Listed records:
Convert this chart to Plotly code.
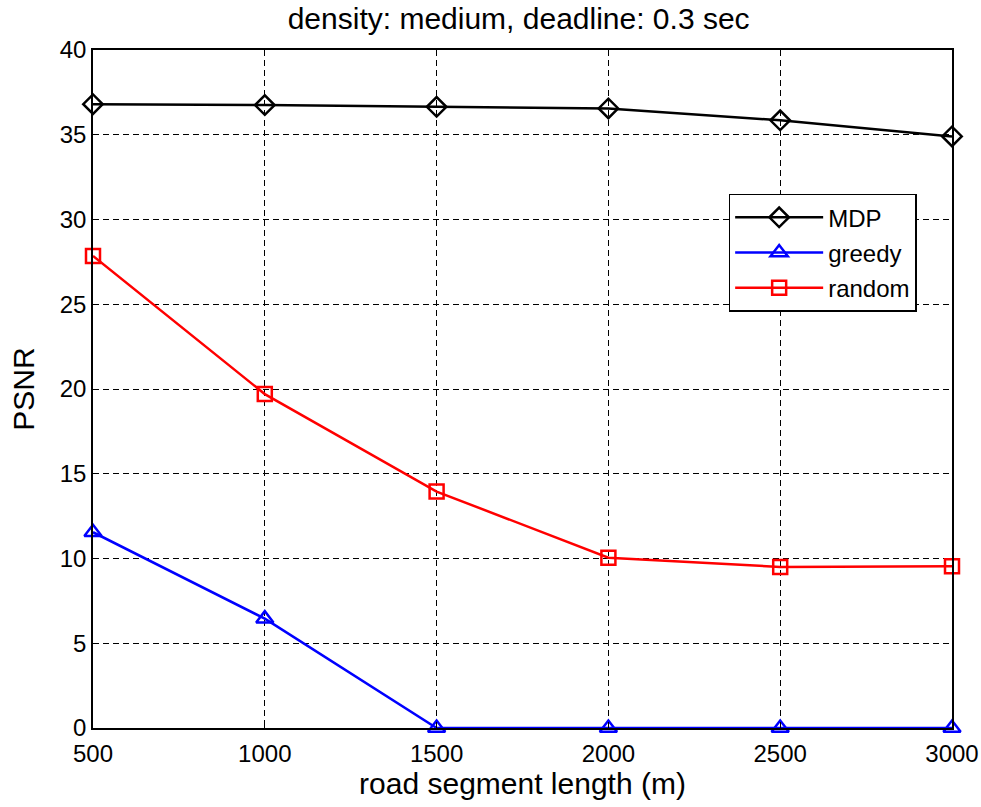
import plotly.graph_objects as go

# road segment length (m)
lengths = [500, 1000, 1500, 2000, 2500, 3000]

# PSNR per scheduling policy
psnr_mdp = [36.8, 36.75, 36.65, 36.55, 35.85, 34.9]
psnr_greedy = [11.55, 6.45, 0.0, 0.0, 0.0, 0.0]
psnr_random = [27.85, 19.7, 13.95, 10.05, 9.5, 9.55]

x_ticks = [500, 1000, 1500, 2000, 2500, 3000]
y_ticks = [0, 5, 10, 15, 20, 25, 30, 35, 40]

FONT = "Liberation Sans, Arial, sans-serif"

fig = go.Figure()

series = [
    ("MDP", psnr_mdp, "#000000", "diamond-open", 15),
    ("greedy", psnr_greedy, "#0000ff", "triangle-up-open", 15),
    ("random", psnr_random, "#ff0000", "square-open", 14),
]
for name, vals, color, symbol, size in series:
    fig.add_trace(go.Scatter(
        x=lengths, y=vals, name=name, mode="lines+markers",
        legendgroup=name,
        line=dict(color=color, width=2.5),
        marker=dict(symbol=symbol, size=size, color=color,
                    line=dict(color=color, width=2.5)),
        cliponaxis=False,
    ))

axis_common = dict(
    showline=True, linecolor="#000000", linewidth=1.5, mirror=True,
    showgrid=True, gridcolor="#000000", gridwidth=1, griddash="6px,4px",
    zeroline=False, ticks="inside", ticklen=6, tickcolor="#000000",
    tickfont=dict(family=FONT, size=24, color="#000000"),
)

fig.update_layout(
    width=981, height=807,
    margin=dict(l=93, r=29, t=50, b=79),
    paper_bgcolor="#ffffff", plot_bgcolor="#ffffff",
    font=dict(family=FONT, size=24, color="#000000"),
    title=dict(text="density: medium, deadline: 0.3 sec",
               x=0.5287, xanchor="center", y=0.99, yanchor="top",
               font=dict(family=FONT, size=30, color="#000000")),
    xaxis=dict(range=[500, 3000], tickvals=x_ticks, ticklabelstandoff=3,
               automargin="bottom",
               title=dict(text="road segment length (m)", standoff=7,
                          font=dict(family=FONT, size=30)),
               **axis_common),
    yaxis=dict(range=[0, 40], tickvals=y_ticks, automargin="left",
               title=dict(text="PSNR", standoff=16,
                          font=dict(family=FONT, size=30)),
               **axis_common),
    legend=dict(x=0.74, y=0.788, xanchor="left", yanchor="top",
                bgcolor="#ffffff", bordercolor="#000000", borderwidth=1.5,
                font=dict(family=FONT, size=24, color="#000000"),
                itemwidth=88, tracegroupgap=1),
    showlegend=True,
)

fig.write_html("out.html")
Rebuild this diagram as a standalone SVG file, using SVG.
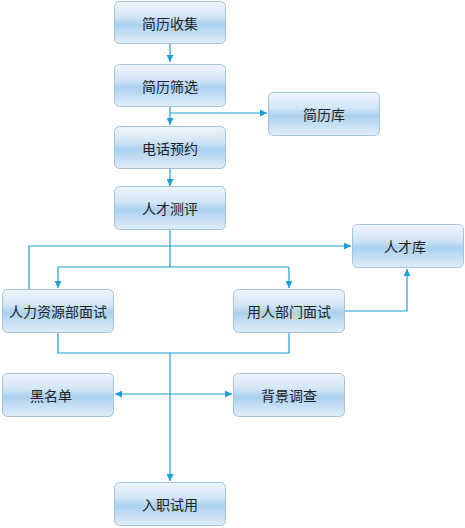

What to work on: All entries must be written out again exactly as given, with no pictures in the copy.

Exercise response:
Convert this chart to Plotly code.
import plotly.graph_objects as go

# road segment length (m)
lengths = [500, 1000, 1500, 2000, 2500, 3000]

# PSNR per scheduling policy
psnr_mdp = [36.8, 36.75, 36.65, 36.55, 35.85, 34.9]
psnr_greedy = [11.55, 6.45, 0.0, 0.0, 0.0, 0.0]
psnr_random = [27.85, 19.7, 13.95, 10.05, 9.5, 9.55]

x_ticks = [500, 1000, 1500, 2000, 2500, 3000]
y_ticks = [0, 5, 10, 15, 20, 25, 30, 35, 40]

FONT = "Liberation Sans, Arial, sans-serif"

fig = go.Figure()

series = [
    ("MDP", psnr_mdp, "#000000", "diamond-open", 15),
    ("greedy", psnr_greedy, "#0000ff", "triangle-up-open", 15),
    ("random", psnr_random, "#ff0000", "square-open", 14),
]
for name, vals, color, symbol, size in series:
    fig.add_trace(go.Scatter(
        x=lengths, y=vals, name=name, mode="lines+markers",
        legendgroup=name,
        line=dict(color=color, width=2.5),
        marker=dict(symbol=symbol, size=size, color=color,
                    line=dict(color=color, width=2.5)),
        cliponaxis=False,
    ))

axis_common = dict(
    showline=True, linecolor="#000000", linewidth=1.5, mirror=True,
    showgrid=True, gridcolor="#000000", gridwidth=1, griddash="6px,4px",
    zeroline=False, ticks="inside", ticklen=6, tickcolor="#000000",
    tickfont=dict(family=FONT, size=24, color="#000000"),
)

fig.update_layout(
    width=981, height=807,
    margin=dict(l=93, r=29, t=50, b=79),
    paper_bgcolor="#ffffff", plot_bgcolor="#ffffff",
    font=dict(family=FONT, size=24, color="#000000"),
    title=dict(text="density: medium, deadline: 0.3 sec",
               x=0.5287, xanchor="center", y=0.99, yanchor="top",
               font=dict(family=FONT, size=30, color="#000000")),
    xaxis=dict(range=[500, 3000], tickvals=x_ticks, ticklabelstandoff=3,
               automargin="bottom",
               title=dict(text="road segment length (m)", standoff=7,
                          font=dict(family=FONT, size=30)),
               **axis_common),
    yaxis=dict(range=[0, 40], tickvals=y_ticks, automargin="left",
               title=dict(text="PSNR", standoff=16,
                          font=dict(family=FONT, size=30)),
               **axis_common),
    legend=dict(x=0.74, y=0.788, xanchor="left", yanchor="top",
                bgcolor="#ffffff", bordercolor="#000000", borderwidth=1.5,
                font=dict(family=FONT, size=24, color="#000000"),
                itemwidth=88, tracegroupgap=1),
    showlegend=True,
)

fig.write_html("out.html")
Rebuild this diagram as a standalone SVG file, using SVG.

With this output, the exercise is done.